Exercise description: Return the material exactly, first line through the line containing "const startMonth = 1;", and nothing more. Pictures stay out.

==================================================

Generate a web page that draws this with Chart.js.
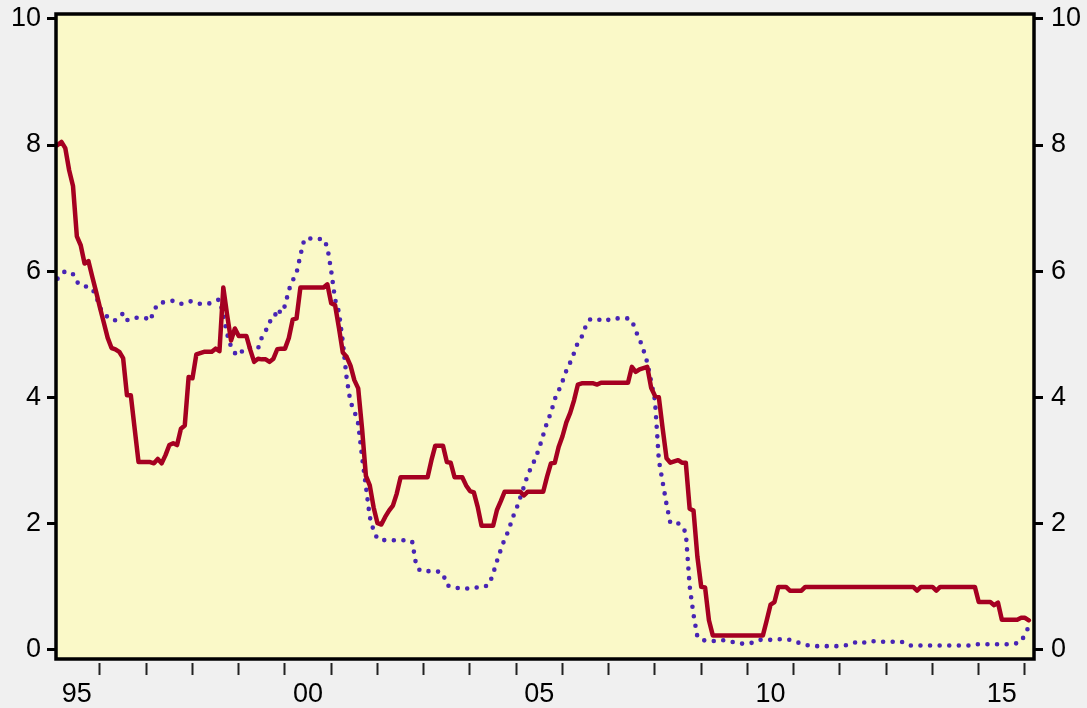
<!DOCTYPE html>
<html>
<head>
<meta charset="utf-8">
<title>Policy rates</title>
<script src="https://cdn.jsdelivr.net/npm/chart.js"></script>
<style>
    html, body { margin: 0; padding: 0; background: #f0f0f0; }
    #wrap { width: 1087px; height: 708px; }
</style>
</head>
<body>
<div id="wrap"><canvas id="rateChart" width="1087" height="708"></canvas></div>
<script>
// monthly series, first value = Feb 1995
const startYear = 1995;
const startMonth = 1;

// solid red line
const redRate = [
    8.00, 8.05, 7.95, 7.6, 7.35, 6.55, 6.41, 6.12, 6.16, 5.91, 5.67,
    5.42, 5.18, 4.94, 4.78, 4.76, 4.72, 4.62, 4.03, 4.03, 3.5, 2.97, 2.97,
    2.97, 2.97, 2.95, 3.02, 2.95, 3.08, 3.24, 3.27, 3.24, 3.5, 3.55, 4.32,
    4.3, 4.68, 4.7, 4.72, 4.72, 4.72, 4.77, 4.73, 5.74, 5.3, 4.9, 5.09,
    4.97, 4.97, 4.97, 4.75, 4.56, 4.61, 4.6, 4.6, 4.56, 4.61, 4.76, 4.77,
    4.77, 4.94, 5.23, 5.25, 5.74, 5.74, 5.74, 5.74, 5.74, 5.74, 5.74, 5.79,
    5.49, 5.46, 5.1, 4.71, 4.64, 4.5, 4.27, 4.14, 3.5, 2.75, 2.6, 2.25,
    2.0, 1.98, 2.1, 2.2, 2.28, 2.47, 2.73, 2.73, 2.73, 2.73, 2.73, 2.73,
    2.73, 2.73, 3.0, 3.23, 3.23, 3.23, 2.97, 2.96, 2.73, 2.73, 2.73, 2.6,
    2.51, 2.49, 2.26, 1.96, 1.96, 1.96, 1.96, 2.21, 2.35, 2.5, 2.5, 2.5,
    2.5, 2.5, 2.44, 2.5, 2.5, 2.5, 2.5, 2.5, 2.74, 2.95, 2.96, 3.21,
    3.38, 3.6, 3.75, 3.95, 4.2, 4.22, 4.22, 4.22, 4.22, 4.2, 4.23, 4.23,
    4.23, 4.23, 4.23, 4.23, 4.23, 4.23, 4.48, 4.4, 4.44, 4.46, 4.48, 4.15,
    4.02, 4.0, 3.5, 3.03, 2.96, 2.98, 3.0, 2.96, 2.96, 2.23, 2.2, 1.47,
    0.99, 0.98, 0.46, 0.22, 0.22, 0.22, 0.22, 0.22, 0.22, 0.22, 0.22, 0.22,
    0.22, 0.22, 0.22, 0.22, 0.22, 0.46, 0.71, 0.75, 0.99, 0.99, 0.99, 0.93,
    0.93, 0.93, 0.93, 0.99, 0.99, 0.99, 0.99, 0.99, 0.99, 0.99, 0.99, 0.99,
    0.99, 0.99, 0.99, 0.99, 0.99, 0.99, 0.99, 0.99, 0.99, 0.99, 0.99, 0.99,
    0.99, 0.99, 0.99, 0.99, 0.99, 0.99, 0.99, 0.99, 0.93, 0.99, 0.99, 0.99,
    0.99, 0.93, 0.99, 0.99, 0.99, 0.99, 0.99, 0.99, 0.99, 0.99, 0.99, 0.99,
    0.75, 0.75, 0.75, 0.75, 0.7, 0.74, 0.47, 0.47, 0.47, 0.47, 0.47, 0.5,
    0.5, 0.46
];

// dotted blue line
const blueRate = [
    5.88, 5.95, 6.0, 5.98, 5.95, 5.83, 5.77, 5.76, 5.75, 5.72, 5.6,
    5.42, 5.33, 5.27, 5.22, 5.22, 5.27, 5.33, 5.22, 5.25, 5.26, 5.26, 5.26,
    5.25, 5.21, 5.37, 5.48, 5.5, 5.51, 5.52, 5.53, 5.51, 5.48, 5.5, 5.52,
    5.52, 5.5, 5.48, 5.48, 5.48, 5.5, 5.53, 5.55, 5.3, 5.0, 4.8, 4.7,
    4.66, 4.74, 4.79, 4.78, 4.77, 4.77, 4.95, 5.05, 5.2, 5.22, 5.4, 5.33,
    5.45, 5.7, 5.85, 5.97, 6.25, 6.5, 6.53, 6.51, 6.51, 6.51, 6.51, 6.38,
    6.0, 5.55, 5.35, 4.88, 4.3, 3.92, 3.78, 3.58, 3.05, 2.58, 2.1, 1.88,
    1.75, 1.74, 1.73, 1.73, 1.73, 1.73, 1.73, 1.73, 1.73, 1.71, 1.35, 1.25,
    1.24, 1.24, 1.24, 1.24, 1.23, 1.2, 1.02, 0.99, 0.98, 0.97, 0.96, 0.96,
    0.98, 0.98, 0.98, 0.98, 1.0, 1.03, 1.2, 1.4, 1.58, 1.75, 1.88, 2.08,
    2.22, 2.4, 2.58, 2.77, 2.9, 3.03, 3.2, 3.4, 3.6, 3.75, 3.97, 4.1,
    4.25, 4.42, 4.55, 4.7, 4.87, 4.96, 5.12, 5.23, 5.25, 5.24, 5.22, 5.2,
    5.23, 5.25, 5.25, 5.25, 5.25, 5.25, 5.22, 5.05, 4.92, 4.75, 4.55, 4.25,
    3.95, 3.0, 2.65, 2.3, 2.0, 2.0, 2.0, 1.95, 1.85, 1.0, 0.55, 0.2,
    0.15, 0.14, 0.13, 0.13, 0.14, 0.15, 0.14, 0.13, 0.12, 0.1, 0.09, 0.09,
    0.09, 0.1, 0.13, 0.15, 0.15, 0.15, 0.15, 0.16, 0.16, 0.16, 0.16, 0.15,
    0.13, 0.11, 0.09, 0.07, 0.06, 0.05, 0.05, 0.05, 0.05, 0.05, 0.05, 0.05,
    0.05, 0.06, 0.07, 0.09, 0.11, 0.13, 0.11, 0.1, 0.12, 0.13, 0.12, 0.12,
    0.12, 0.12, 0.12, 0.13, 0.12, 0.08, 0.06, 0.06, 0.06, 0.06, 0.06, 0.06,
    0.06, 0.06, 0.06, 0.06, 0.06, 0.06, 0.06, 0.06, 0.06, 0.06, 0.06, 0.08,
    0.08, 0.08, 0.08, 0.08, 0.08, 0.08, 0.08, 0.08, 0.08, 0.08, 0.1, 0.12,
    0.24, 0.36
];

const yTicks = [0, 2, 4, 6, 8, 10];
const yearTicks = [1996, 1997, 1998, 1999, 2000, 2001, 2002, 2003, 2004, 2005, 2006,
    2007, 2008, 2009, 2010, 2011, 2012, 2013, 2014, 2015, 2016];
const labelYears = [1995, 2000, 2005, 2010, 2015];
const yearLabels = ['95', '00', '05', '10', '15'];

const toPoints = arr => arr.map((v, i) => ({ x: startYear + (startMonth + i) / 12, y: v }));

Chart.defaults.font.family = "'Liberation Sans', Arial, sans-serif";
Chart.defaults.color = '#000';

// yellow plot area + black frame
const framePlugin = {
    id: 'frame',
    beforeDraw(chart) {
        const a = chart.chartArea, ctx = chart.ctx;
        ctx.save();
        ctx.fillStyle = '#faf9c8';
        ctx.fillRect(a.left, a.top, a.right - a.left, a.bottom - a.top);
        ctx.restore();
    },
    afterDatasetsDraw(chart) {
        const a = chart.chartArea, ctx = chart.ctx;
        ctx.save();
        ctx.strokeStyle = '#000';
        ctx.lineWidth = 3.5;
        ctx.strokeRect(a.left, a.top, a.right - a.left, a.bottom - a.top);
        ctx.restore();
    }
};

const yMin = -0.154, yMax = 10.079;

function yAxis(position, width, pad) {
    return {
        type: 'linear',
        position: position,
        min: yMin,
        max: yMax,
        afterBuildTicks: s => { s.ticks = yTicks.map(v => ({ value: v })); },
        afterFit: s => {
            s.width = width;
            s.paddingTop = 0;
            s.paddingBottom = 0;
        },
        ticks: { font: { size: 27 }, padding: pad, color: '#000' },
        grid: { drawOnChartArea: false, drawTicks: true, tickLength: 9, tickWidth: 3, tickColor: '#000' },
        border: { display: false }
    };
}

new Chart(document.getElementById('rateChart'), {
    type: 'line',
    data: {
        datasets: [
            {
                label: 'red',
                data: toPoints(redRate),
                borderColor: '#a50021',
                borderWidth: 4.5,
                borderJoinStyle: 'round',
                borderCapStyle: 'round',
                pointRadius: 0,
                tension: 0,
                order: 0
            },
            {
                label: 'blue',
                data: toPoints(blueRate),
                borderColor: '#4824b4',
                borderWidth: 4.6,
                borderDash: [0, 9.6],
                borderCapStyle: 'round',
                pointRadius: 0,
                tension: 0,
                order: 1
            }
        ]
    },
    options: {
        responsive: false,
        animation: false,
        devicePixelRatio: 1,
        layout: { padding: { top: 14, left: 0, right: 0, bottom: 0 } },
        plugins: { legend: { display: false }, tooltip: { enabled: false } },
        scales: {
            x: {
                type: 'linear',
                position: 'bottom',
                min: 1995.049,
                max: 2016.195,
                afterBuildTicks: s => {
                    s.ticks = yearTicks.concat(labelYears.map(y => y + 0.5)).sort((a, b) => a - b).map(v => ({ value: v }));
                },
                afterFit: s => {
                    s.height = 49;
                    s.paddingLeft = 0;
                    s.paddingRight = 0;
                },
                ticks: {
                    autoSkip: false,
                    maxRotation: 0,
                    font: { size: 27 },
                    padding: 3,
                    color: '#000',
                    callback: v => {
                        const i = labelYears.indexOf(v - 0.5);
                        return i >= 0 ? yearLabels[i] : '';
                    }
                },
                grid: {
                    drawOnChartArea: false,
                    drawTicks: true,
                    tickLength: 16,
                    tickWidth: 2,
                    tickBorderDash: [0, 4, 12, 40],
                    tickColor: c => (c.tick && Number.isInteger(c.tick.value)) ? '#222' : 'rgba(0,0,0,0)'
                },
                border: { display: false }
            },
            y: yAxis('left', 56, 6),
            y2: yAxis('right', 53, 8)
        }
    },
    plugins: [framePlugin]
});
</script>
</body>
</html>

==================================================

Exercise result:
Generate a web page that draws this with Chart.js.
<!DOCTYPE html>
<html>
<head>
<meta charset="utf-8">
<title>Policy rates</title>
<script src="https://cdn.jsdelivr.net/npm/chart.js"></script>
<style>
    html, body { margin: 0; padding: 0; background: #f0f0f0; }
    #wrap { width: 1087px; height: 708px; }
</style>
</head>
<body>
<div id="wrap"><canvas id="rateChart" width="1087" height="708"></canvas></div>
<script>
// monthly series, first value = Feb 1995
const startYear = 1995;
const startMonth = 1;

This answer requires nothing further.